Perpetual Energy is coming back to life
Watch this micro cap begin to grow profitably
On or about August 1, 2024 Perpetual Energy (PMT.TO) should release its Q2 2024 operating results. Perpetual stock has been under “perpetual” pressure since the lawsuit over its disposition of certain assets to Sequoia became a persistent headache. Whatever the merits of the lawsuit, management made the bold decision to settle the case for CDN$30 million paid over time on a manageable schedule. Had the lawsuit gone the way of the plaintiff, Price Waterhouse who acted as receiver for Sequoia, it had the potential to bankrupt Perpetual, so I thought of the settlement as little more than an insurance premium to avoid needless risk.
Settling for fifteen cents on the dollar of the claim and avoiding the costs and distraction of a few more years of litigation was sensible.
Back to business. Perpetual shares trade at around CDN$0.50 per share and there are 68 million shares outstanding. Valuing Perpetual’s reserves as an option using a modified Black Scholes methodology, I estimate the per share value at CDN$1.80 or so.
Perpetual’s production is 82 % natural gas and gas prices have been low since last year’s warm winter and the resulting rise in storage stocks. I expect gas prices to go even lower later this year during the “head and shoulders” season as the heat of summer lets up but the need to turn on the furnace is still a few weeks away. But the company has over 50% of its 2024 output protected by hedges which, at March 31, 2024, were already “in the money” to the tune of almost $8 million.
Management owns about 50 % of the shares so don’t doubt their commitment to profits. This year will be a tough one with production down to about 4,200 Boe/day and the price environment for natural gas not constructive, but the company should generate more than enough cash flow to fund its ~$8 million capital budget and pay the current portion of the settlement agreement.
I see next year as much better. I anticipate a cold winter with the onset of La Nina (I am often wrong about the weather, so make up your own mind) and in 2025 I expect the Kitimat LNG facility to begin exporting LNG while this November’s election in the U.S. may see Biden out, Trump in, and the barriers to even faster LNG growth in America fall away. As North America becomes a larger exporter of LNG, power needed for data centres experiencing soaring demand and natural gas is the fuel most able to supply low cost and reliable energy for co-generation facilities adjoint to data centres unable to draw enough power from the grid to support their needs.
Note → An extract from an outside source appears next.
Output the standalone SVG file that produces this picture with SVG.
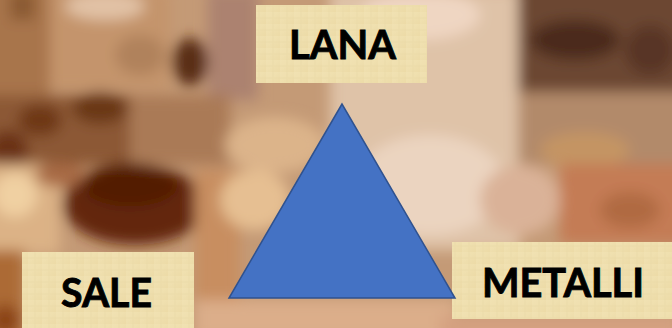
<svg xmlns="http://www.w3.org/2000/svg" width="672" height="328" viewBox="0 0 672 328">
  <defs>
    <filter id="blur" x="-20%" y="-20%" width="140%" height="140%">
      <feGaussianBlur stdDeviation="7"/>
    </filter>
    <linearGradient id="paper" x1="0" y1="0" x2="1" y2="1">
      <stop offset="0" stop-color="#f2e3b6"/>
      <stop offset="0.5" stop-color="#efdfae"/>
      <stop offset="1" stop-color="#ead6a0"/>
    </linearGradient>
    <pattern id="fibre" width="14" height="12" patternUnits="userSpaceOnUse">
      <rect width="14" height="12" fill="url(#paper)"/>
      <path d="M0 6 H14 M7 0 V12" stroke="#e2cf98" stroke-width="1" opacity="0.45"/>
    </pattern>
    <style>
      .box { fill: #efdfae; }
      .tex { fill: url(#fibre); opacity: 0.55; }
      .lbl { font-family: Lato, "Open Sans", "Liberation Sans", sans-serif; font-weight: 700; font-size: 41px; fill: #000; stroke: #000; stroke-width: 0.9px; }
      .tri { fill: #4472c4; stroke: #2f528f; stroke-width: 1.5; }
    </style>
  </defs>

  <!-- background texture -->
  <rect width="672" height="328" fill="#c49a76"/>
  <g filter="url(#blur)">
    <!-- top-left -->
    <rect x="-20" y="-20" width="70" height="120" fill="#a8744c"/>
    <rect x="10" y="-10" width="25" height="30" fill="#8a5a30"/>
    <rect x="50" y="-10" width="120" height="100" fill="#c4946c"/>
    <ellipse cx="105" cy="6" rx="40" ry="14" fill="#e2c2a6"/>
    <ellipse cx="140" cy="55" rx="25" ry="20" fill="#b0825c"/>
    <ellipse cx="190" cy="62" rx="18" ry="24" fill="#5a2e14"/>
    <rect x="208" y="-10" width="50" height="110" fill="#ac8270"/>
    <rect x="-20" y="95" width="150" height="70" fill="#8c5834"/>
    <ellipse cx="40" cy="120" rx="22" ry="16" fill="#6e3818"/>
    <ellipse cx="100" cy="108" rx="28" ry="16" fill="#6a3818"/>
    <ellipse cx="8" cy="150" rx="20" ry="20" fill="#6a3012"/>
    <rect x="130" y="95" width="100" height="70" fill="#aa7a56"/>
    <ellipse cx="275" cy="145" rx="50" ry="28" fill="#dcb48a"/>
    <!-- top-right -->
    <rect x="330" y="-10" width="190" height="260" fill="#dfc3a8"/>
    <ellipse cx="420" cy="15" rx="60" ry="25" fill="#efd6c2"/>
    <ellipse cx="430" cy="185" rx="75" ry="50" fill="#ebd4c0"/>
    <rect x="518" y="-20" width="174" height="112" fill="#6c4632"/>
    <ellipse cx="575" cy="40" rx="45" ry="20" fill="#4c2a1a"/>
    <ellipse cx="650" cy="50" rx="25" ry="25" fill="#583626"/>
    <rect x="518" y="92" width="174" height="72" fill="#b28a6a"/>
    <ellipse cx="585" cy="150" rx="45" ry="18" fill="#c49464"/>
    <!-- bottom-left -->
    <rect x="-20" y="164" width="80" height="90" fill="#dcb286"/>
    <ellipse cx="15" cy="195" rx="22" ry="22" fill="#f0d0a2"/>
    <ellipse cx="135" cy="205" rx="72" ry="40" fill="#64280e"/>
    <ellipse cx="130" cy="185" rx="48" ry="22" fill="#521c06"/>
    <ellipse cx="60" cy="175" rx="25" ry="12" fill="#a86a44"/>
    <rect x="-20" y="250" width="44" height="100" fill="#ac6a34"/>
    <ellipse cx="5" cy="320" rx="15" ry="15" fill="#8a4214"/>
    <rect x="195" y="170" width="45" height="160" fill="#c88e60"/>
    <ellipse cx="255" cy="200" rx="35" ry="30" fill="#e6bf92"/>
    <rect x="195" y="300" width="260" height="40" fill="#dcae8a"/>
    <!-- bottom-right -->
    <rect x="560" y="164" width="130" height="80" fill="#c47c54"/>
    <ellipse cx="630" cy="210" rx="30" ry="18" fill="#b06a42"/>
    <ellipse cx="520" cy="200" rx="40" ry="35" fill="#dab298"/>
    <rect x="440" y="315" width="240" height="30" fill="#d4a080"/>
  </g>

  <!-- label nodes -->
  <g id="node-lana">
    <rect class="box" x="256" y="5" width="171" height="78"/>
    <rect class="tex" x="256" y="5" width="171" height="78"/>
    <text class="lbl" x="289" y="59" textLength="107" lengthAdjust="spacingAndGlyphs">LANA</text>
  </g>
  <g id="node-sale">
    <rect class="box" x="22" y="252" width="172" height="76"/>
    <rect class="tex" x="22" y="252" width="172" height="76"/>
    <text class="lbl" x="61" y="307" textLength="91" lengthAdjust="spacingAndGlyphs">SALE</text>
  </g>
  <g id="node-metalli">
    <rect class="box" x="452" y="242" width="220" height="77"/>
    <rect class="tex" x="452" y="242" width="220" height="77"/>
    <text class="lbl" x="482" y="297" textLength="162" lengthAdjust="spacingAndGlyphs">METALLI</text>
  </g>

  <!-- connectors: the triangle -->
  <g id="connectors">
    <polygon class="tri" points="342,104 229,298 455,298"/>
  </g>
</svg>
Perpetual is likely to have a 2025 capital program that comprises only two or three wells, but for a company with a market capitalization of only about CDN$33 million, the contribution from that program can be material. Perpetual estimates (using pricing from the 2023 Reserve Report prepared by McDaniel) that its liquids rich
Edson wells produce rates of return from 78% to 134%. Two successful wells could reasonably add CDN$10 million in value to Perpetual, a trivial amount for most E&P’s but a 30% bump for tiny Perpetual.
Perpetual has a strong management team and a clear runway to profitable growth. I like the outlook and own 200,000 shares.